India’s economy now struggles to cope with low growth and high inflation five months into the Covid-19 pandemic.
The retail inflation has now remained above the upper band set by the Reserve Bank of India of 6 per cent for nine consecutive months, though not successively for three financial quarters yet. Core inflation, too, has been inching up in the pandemic era, approaching 6 per cent now, from 4 per cent earlier this year.
Experts said consumers would continue facing higher prices than the previous year due to supply and production bottlenecks as economic activity struggles to come back to normal. Nomura’s India Business Resumption index had hovered between 70 and 75 per cent in August, and stands at 82 per cent in mid-September. This hardening of consumer inflation above 6 per cent makes a further rate cut difficult in RBI’s monetary policy committee meeting in the first week of October, suggesting that the rate-cut cycle to propel growth may be paused. Aditi Nayar, principal economist at ICRA, said the RBI could take a cautious step in terms of monetary stance, in addition to a pause in repo rates, as inflation is unlikely to recede meaningfully this month. “The CPI inflation is likely to print sub-4 per cent only in December 2020-February 2021, based on which a continuation of the accommodative stance appears doubtful,” she said.
However, favourable base effect will come into play in the upcoming months. As retail inflation had inched up above 7 per cent towards the end of 2019, it is set to moderate in upcoming months.

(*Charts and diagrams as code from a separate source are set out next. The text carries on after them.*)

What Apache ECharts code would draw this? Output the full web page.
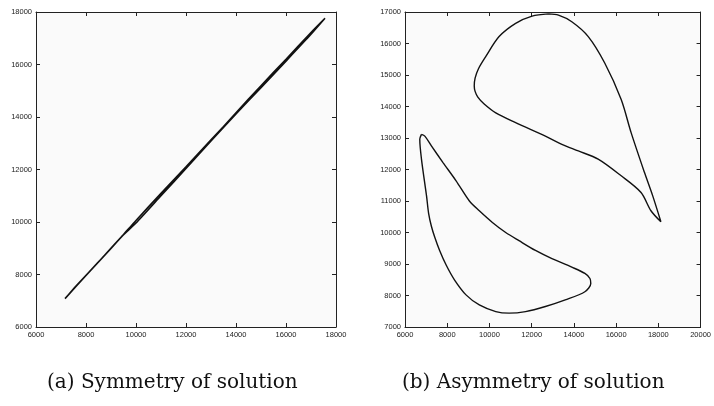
<!DOCTYPE html>
<html>
<head>
<meta charset="utf-8">
<script src="https://cdn.jsdelivr.net/npm/echarts@6/dist/echarts.min.js"></script>
<style>
html,body{margin:0;padding:0;background:#fff;}
#c{width:714px;height:406px;}
</style>
</head>
<body>
<div id="c"></div>
<script>
// ---- data ----
const captionA = "(a) Symmetry of solution";
const captionB = "(b) Asymmetry of solution";

const leftXRange = [6000, 18000];
const leftYRange = [6000, 18000];
const rightXRange = [6000, 20000];
const rightYRange = [7000, 17000];

// (a) near-diagonal thin loop (strands almost coincident)
const symX = [7160, 8000, 9000, 9500, 10000, 11000, 12000, 12500, 13500, 14500, 15500, 16000, 17000, 17560,
              17000, 16000, 15000, 14000, 13000, 12000, 11000, 10000, 9400, 8500, 7600, 7200];
const symY = [7080, 7960, 8990, 9520, 10060, 11090, 12100, 12620, 13640, 14680, 15700, 16200, 17220, 17760,
              17150, 16130, 15120, 14120, 13090, 12040, 11000, 9960, 9420, 8480, 7560, 7120];

// (b) upper teardrop loop
const upX = [12800, 13270, 13900, 14680, 15460, 16240, 16710, 17340, 17730, 18120,
             17650, 17180, 16240, 15150, 14210, 13430, 12650, 11240, 10300, 9750, 9450, 9320, 9280, 9320, 9480, 9830, 10457, 11240, 12020, 12800];
const upY = [16940, 16900, 16690, 16220, 15380, 14220, 13170, 11910, 11170, 10340,
             10690, 11270, 11800, 12330, 12590, 12800, 13060, 13490, 13800, 14080, 14300, 14480, 14650, 14900, 15200, 15590, 16220, 16640, 16870, 16940];

// (b) lower loop
const lowX = [6780, 6700, 6780, 7020, 7120, 7250, 7410, 7640, 7955, 8350, 8890, 9520, 10300, 10930, 11710, 12650, 13590, 14520, 14800, 14760, 14520,
              13900, 12960, 12180, 11400, 10770, 10140, 9520, 9050, 8420, 7800, 7250, 6940, 6780];
const lowY = [13116, 12960, 12330, 11160, 10600, 10200, 9850, 9430, 8960, 8490, 8020, 7700, 7490, 7440, 7490, 7650, 7860, 8120, 8380, 8540, 8700,
              8900, 9170, 9430, 9740, 10000, 10320, 10690, 11000, 11640, 12220, 12750, 13060, 13116];

const pairs = (xs, ys) => xs.map((x, i) => [x, ys[i]]);

const chart = echarts.init(document.getElementById('c'), null, {renderer: 'canvas'});

const labelFont = {fontFamily: 'Liberation Sans, Arial, sans-serif', fontSize: 7.5, color: '#222',
                   formatter: v => String(v)};

function axisBase(gi, range, interval) {
  return {
    type: 'value', gridIndex: gi, min: range[0], max: range[1], interval: interval,
    splitLine: {show: false},
    axisLine: {show: true, lineStyle: {color: '#222', width: 1}},
    axisTick: {show: true, inside: true, length: 4, lineStyle: {color: '#222'}}
  };
}
function xAxes(gi, range, interval) {
  const base = axisBase(gi, range, interval);
  return [
    Object.assign({}, base, {position: 'bottom', axisLabel: Object.assign({margin: 4}, labelFont)}),
    Object.assign({}, base, {position: 'top', axisLabel: {show: false}})
  ];
}
function yAxes(gi, range, interval) {
  const base = axisBase(gi, range, interval);
  return [
    Object.assign({}, base, {position: 'left', axisLabel: Object.assign({margin: 4}, labelFont)}),
    Object.assign({}, base, {position: 'right', axisLabel: {show: false}})
  ];
}

const lineStyle = {color: '#111', width: 1.4};

const option = {
  animation: false,
  backgroundColor: '#ffffff',
  grid: [
    {left: 36, top: 12, width: 300, height: 315, show: true, backgroundColor: '#fafafa', borderWidth: 0},
    {left: 405, top: 12, width: 298, height: 315, show: true, backgroundColor: '#fafafa', borderWidth: 0}
  ],
  xAxis: [].concat(xAxes(0, leftXRange, 2000), xAxes(1, rightXRange, 2000)),
  yAxis: [].concat(yAxes(0, leftYRange, 2000), yAxes(1, rightYRange, 1000)),
  series: [
    {type: 'line', xAxisIndex: 0, yAxisIndex: 0, data: pairs(symX, symY), showSymbol: false, smooth: 0.2, lineStyle: {color: '#111', width: 1.6}},
    {type: 'line', xAxisIndex: 2, yAxisIndex: 2, data: pairs(upX, upY), showSymbol: false, smooth: 0.3, lineStyle: lineStyle},
    {type: 'line', xAxisIndex: 2, yAxisIndex: 2, data: pairs(lowX, lowY), showSymbol: false, smooth: 0.3, lineStyle: lineStyle}
  ],
  graphic: [
    {type: 'text', x: 47, y: 383, style: {text: captionA, font: '20px "DejaVu Serif", serif', fill: '#111', verticalAlign: 'middle'}},
    {type: 'text', x: 402, y: 383, style: {text: captionB, font: '20px "DejaVu Serif", serif', fill: '#111', verticalAlign: 'middle'}}
  ]
};
chart.setOption(option);
</script>
</body>
</html>
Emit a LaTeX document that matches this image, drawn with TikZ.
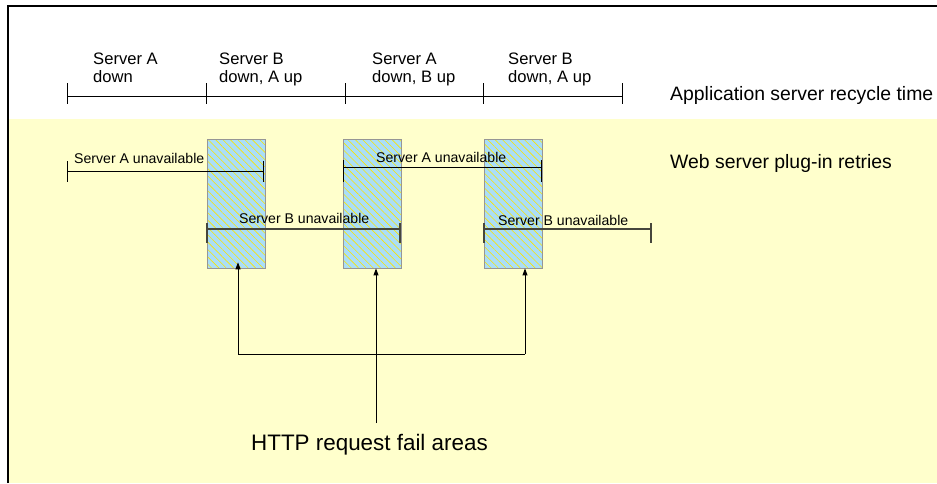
\documentclass[tikz,border=0pt]{standalone}
\usepackage{fontspec}
\setmainfont{Liberation Sans}
\usetikzlibrary{patterns.meta,arrows.meta}
\definecolor{paper}{RGB}{255,255,204}
\definecolor{failfill}{RGB}{170,222,248}
\definecolor{hatch}{RGB}{252,230,0}
\definecolor{boxedge}{RGB}{150,150,150}
\definecolor{bline}{RGB}{70,70,60}

\begin{document}
\begin{tikzpicture}[x=1pt,y=-1pt,
  phase/.style={font=\fontsize{16.6}{18}\selectfont, align=left, anchor=north west, inner sep=0pt},
  title/.style={font=\fontsize{19.4}{22}\selectfont, anchor=base west, inner sep=0pt},
  small/.style={font=\fontsize{14.1}{16}\selectfont, anchor=base west, inner sep=0pt},
  failbox/.style={minimum width=58pt, minimum height=129pt, inner sep=0pt,
    draw=boxedge, line width=0.8pt, preaction={fill=failfill},
    pattern={Lines[angle=-45,distance=5.2pt,line width=0.6pt]}, pattern color=hatch},
  span/.style={line width=0.9pt, draw=black},
  bspan/.style={line width=1.2pt, draw=bline},
  pointer/.style={line width=0.9pt, -{Triangle[length=7pt,width=5pt]}}
]
\useasboundingbox (0,0) rectangle (937,483);

% background band and frame
\fill[paper] (8,119) rectangle (937,483);
\draw[line width=2pt] (8,483) -- (8,6) -- (937,6);

% failure windows
\node[failbox] (f1) at (236,203.5) {};
\node[failbox] (f2) at (372,203.5) {};
\node[failbox] (f3) at (513,203.5) {};

% application server recycle time line
\coordinate (t0) at (67,96);
\coordinate (t1) at (206,96);
\coordinate (t2) at (345,96);
\coordinate (t3) at (483,96);
\coordinate (t4) at (622,96);
\draw[span] (t0) -- (t4);
\foreach \t in {t0,t1,t2,t3,t4} \draw[span] (\t) ++(0,-13) -- ++(0,21);

\node[phase] (p1) at (93,53) {Server A\\down};
\node[phase] (p2) at (219,53) {Server B\\down, A up};
\node[phase] (p3) at (372,53) {Server A\\down, B up};
\node[phase] (p4) at (508,53) {Server B\\down, A up};

% plug-in retry spans
\coordinate (a1s) at (67,171);  \coordinate (a1e) at (263,171);
\coordinate (a2s) at (343,167); \coordinate (a2e) at (541,167);
\coordinate (b1s) at (207,229); \coordinate (b1e) at (400,229);
\coordinate (b2s) at (484,229); \coordinate (b2e) at (651,229);

\draw[span] (a1s) -- (a1e);
\foreach \t in {a1s,a1e} \draw[span] (\t) ++(0,-10) -- ++(0,21);
\draw[span] (a2s) -- (a2e);
\foreach \t in {a2s,a2e} \draw[span] (\t) ++(0,-7) -- ++(0,22);
\draw[bspan] (b1s) -- (b1e);
\foreach \t in {b1s,b1e} \draw[bspan] (\t) ++(0,-6) -- ++(0,20);
\draw[bspan] (b2s) -- (b2e);
\foreach \t in {b2s,b2e} \draw[bspan] (\t) ++(0,-6) -- ++(0,20);

\node[small] (ua1) at (74,163) {Server A unavailable};
\node[small] (ua2) at (376,162) {Server A unavailable};
\node[small] (ub1) at (239,223) {Server B unavailable};
\node[small] (ub2) at (498,225) {Server B unavailable};

% row titles
\node[title] (rt) at (670,100) {Application server recycle time};
\node[title] (wr) at (670,168) {Web server plug-in retries};

% pointers to the failure windows
\coordinate (src) at (376,423);
\coordinate (jl) at (238,354);
\coordinate (jr) at (525,354);
\draw[line width=0.9pt] (jl) -- (jr);
\draw[pointer] (src) -- (f2.south -| src);
\draw[pointer] (jl) -- ([yshift=6pt]f1.south -| jl);
\draw[pointer] (jr) -- (f3.south -| jr);

\node[anchor=base west, inner sep=0pt, font=\fontsize{22.4}{26}\selectfont] (http) at (251,450) {HTTP request fail areas};
\end{tikzpicture}
\end{document}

Experts are factoring in a favourable harvest of the kharif crop, owing to good rains. “With favourable monsoon and prospect of good kharif and rabi crops, India Ratings expects that food inflation will ease from here on,” Sunil Kumar Sinha, principal economist at the agency said in a note. Inflation in vegetables, pulses, eggs, and meat remained above 10 per cent in all these food categories. For the staples, rice and wheat, it dipped below 6 per cent after four months.
As consumer inflation remained hard, the wholesale price index (WPI)-based inflation made a comeback in August, with a marginal 0.16 per cent rise after four months in deflation. Wholesale inflation had reached a 4.5-year low of negative 3.4 per cent in June 2020, after which it has been consistently rising.
It was pulled up by the rising prices of manufactured products in August, whose WPI inflation at 1.3 per cent is a 15-month high. Among the sub-segment, prices of manufactured food products rose the fastest at 4.7 per cent, as vegetable oils and animal oils, fats saw a sudden uptick in their prices. However, seven of the 14 components within the manufactured products segment have recorded a contraction in the latest month.
On the other hand, food inflation rose 3.8 per cent, lower than July’s 4.1 per cent. The modest decline in food inflation was driven by the downtrend in items such as cereals, pulses, vegetables, and milk. Experts said the sudden inflationary pattern in August indicates an improvement in purchasing power of manufacturers, and bodes well for economic recovery.